For companies selling into the sector, the practical implication is to pitch against statutory moments, not generic transformation rhetoric. For residents, the implication is that many of the most important service changes are being made under headings that sound procedural but have real effects on representation, speed, fairness and access.

Actionable takeaways

For suppliers

Focus first on reorganisation authorities and statutory deadlines. Guildford's Surrey transition, Warwickshire's single-unitary decision, Cotswold's Gloucestershire position and the MHCLG submission timetable point to live demand for programme design, governance transition and systems integration.

Build specific offers around payroll and HR compliance before 1 April 2026. Denbighshire's NJC pay table reform affecting 621 workers is exactly the kind of mandatory change that can unlock configuration, advisory and change-management work.

Target administrative recovery in planning and licensing. Birmingham's enforcement backlog and the Dundee procedural failure both indicate demand for case management, workflow assurance, temporary capacity and governance audit.

Do not wait for explicit opportunities. With only 2 opportunity insights against 38 policy signals, this market is telling you needs early through committee papers, not procurement portals.

For residents and journalists

Watch governance items as closely as budget items. Electoral reviews, unitary reorganisation and scheme-of-delegation changes affect who makes decisions and how easily the public can challenge them.

Pay attention when councils admit process errors. The Dundee case and Birmingham's enforcement delays show that administrative weakness can directly affect planning outcomes and complaint handling.

Interrogate "small" policy changes with big household effects. Wirral's Council Tax Reduction Scheme shift and licensing fee changes may look technical, but they alter what people pay and how support is accessed.

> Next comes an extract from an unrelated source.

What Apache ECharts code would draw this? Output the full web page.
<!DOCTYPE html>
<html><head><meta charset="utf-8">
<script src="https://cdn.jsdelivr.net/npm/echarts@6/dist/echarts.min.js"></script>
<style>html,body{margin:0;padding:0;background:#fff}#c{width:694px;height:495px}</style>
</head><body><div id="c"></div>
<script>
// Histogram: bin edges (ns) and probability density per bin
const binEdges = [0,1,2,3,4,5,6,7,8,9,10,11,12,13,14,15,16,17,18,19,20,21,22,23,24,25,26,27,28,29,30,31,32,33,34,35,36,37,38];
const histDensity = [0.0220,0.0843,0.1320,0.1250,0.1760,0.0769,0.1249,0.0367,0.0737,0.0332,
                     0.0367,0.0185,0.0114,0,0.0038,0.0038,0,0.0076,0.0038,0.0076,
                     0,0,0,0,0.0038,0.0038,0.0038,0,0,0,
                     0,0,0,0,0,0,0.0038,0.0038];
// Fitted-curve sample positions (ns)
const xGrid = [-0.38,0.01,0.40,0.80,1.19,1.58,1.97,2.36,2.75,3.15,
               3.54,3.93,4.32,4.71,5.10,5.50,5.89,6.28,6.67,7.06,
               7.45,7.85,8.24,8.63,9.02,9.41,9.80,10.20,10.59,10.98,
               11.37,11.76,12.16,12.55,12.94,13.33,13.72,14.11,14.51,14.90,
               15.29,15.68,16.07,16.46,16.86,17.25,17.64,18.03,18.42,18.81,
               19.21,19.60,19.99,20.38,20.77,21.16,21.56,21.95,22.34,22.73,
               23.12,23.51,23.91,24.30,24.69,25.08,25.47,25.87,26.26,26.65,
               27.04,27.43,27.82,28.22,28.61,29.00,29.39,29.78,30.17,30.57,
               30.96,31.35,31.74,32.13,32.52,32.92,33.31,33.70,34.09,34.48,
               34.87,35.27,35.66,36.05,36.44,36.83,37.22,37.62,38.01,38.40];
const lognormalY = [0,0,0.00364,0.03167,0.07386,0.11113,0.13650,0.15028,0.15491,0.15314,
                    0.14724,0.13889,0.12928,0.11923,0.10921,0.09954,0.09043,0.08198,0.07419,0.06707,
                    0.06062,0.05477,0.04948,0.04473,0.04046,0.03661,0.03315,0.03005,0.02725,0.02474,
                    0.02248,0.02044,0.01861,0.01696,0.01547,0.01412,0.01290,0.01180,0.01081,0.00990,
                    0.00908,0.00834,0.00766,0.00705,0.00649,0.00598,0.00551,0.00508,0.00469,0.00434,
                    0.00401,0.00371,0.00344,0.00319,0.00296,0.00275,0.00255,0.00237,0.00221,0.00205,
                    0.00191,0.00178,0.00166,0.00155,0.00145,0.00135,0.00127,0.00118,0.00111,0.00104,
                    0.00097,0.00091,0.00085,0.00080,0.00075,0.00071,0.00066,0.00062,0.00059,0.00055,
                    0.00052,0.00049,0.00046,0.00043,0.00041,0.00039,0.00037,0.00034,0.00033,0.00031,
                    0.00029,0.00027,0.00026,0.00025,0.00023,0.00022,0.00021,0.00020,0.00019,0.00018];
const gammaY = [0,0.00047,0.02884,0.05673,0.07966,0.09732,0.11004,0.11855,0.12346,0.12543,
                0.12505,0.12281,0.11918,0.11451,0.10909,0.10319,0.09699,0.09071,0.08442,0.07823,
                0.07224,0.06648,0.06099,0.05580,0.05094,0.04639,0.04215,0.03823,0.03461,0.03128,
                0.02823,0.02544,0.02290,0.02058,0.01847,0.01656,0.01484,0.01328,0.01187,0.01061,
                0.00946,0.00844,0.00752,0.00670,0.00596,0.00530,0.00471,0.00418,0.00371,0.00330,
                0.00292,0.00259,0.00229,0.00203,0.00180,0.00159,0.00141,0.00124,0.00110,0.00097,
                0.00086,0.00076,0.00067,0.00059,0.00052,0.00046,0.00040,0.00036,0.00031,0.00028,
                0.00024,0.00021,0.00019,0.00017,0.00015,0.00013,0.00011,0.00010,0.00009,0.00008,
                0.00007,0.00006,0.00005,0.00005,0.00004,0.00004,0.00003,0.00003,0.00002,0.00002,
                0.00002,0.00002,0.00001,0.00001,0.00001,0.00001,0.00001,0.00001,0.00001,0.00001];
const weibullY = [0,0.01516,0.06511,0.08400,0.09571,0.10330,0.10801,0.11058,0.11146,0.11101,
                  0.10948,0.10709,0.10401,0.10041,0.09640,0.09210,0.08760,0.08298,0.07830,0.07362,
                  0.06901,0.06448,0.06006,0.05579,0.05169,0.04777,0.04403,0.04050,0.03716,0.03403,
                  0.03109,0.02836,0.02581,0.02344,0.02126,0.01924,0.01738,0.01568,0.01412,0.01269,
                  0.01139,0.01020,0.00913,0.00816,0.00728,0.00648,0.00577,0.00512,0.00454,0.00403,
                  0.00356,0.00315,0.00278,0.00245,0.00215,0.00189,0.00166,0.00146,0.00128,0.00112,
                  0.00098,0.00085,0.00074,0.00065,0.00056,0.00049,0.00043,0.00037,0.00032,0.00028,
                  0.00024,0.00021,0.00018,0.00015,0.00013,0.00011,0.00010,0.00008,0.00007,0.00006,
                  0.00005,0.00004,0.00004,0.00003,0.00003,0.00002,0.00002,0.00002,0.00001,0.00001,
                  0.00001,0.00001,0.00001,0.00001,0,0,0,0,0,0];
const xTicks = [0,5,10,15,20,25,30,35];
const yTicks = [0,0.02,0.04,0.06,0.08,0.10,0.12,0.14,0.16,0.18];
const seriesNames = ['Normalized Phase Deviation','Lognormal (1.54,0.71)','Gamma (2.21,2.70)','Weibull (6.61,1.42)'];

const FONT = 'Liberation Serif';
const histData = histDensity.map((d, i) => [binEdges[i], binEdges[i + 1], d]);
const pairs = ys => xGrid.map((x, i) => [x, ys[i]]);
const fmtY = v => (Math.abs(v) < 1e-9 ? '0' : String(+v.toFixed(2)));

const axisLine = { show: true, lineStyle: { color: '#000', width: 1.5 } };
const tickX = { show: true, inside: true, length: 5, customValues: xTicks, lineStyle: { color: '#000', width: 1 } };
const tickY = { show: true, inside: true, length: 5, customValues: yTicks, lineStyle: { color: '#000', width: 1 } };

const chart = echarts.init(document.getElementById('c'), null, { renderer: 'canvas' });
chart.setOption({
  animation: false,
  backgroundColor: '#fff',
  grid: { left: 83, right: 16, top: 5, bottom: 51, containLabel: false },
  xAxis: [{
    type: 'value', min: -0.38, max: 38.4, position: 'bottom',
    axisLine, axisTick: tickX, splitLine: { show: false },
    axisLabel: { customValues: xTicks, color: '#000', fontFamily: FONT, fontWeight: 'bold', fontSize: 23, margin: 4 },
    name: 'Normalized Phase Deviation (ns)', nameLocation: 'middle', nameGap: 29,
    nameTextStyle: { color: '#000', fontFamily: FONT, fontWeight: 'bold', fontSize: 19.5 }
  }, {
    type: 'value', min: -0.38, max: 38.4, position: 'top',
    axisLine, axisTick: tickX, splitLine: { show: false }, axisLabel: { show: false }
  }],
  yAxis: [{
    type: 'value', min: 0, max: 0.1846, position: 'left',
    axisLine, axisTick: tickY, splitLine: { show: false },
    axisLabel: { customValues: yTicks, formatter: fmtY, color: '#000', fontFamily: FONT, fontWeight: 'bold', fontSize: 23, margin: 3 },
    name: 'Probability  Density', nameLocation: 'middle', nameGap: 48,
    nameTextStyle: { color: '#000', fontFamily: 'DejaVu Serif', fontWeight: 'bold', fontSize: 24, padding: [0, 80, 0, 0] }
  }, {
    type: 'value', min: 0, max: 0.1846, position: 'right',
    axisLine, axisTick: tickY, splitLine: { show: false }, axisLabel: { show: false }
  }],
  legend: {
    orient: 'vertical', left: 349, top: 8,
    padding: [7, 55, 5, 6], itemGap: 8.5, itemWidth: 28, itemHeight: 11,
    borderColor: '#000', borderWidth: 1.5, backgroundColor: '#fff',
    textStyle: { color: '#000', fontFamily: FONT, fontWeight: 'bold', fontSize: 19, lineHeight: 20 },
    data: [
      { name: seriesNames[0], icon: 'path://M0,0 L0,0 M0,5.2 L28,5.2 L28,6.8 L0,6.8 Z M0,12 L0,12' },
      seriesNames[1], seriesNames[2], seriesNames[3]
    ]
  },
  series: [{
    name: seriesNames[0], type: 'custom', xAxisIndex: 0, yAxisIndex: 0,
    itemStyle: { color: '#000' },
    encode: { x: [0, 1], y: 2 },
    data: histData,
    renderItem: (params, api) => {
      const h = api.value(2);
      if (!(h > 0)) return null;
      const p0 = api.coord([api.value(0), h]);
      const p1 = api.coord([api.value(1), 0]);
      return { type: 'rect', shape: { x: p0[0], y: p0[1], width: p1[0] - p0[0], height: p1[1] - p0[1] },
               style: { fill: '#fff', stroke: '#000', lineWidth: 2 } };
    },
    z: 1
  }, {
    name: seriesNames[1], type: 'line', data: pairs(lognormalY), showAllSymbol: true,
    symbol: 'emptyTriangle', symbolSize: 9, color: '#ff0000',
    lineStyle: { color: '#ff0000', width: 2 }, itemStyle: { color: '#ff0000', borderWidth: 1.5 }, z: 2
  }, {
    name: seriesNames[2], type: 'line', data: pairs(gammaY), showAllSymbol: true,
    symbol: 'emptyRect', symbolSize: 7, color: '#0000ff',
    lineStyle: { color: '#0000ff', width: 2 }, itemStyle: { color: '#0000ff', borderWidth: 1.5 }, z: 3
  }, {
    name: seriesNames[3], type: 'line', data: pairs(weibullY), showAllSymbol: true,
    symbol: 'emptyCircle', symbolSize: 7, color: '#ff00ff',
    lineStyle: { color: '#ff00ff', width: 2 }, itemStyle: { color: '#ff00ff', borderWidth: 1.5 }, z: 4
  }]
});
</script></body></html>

For public sector partners and advisers

Expect more cross-agency dependency, not less. Scottish Government, NHS bodies, Natural England and county partners all appear in the data because governance decisions increasingly sit inside wider systems.

Frame support around risk reduction and implementation readiness. Councils facing funding shortfalls will prioritise work that helps them meet legal duties, maintain decision integrity and deliver change to fixed timetables.

Treat Public Administration as strategic infrastructure. The councils in this dataset are showing that constitutions, pay tables, electoral maps, licensing delegations and administrative workflows are no longer background processes. They are where local government is now being rebuilt.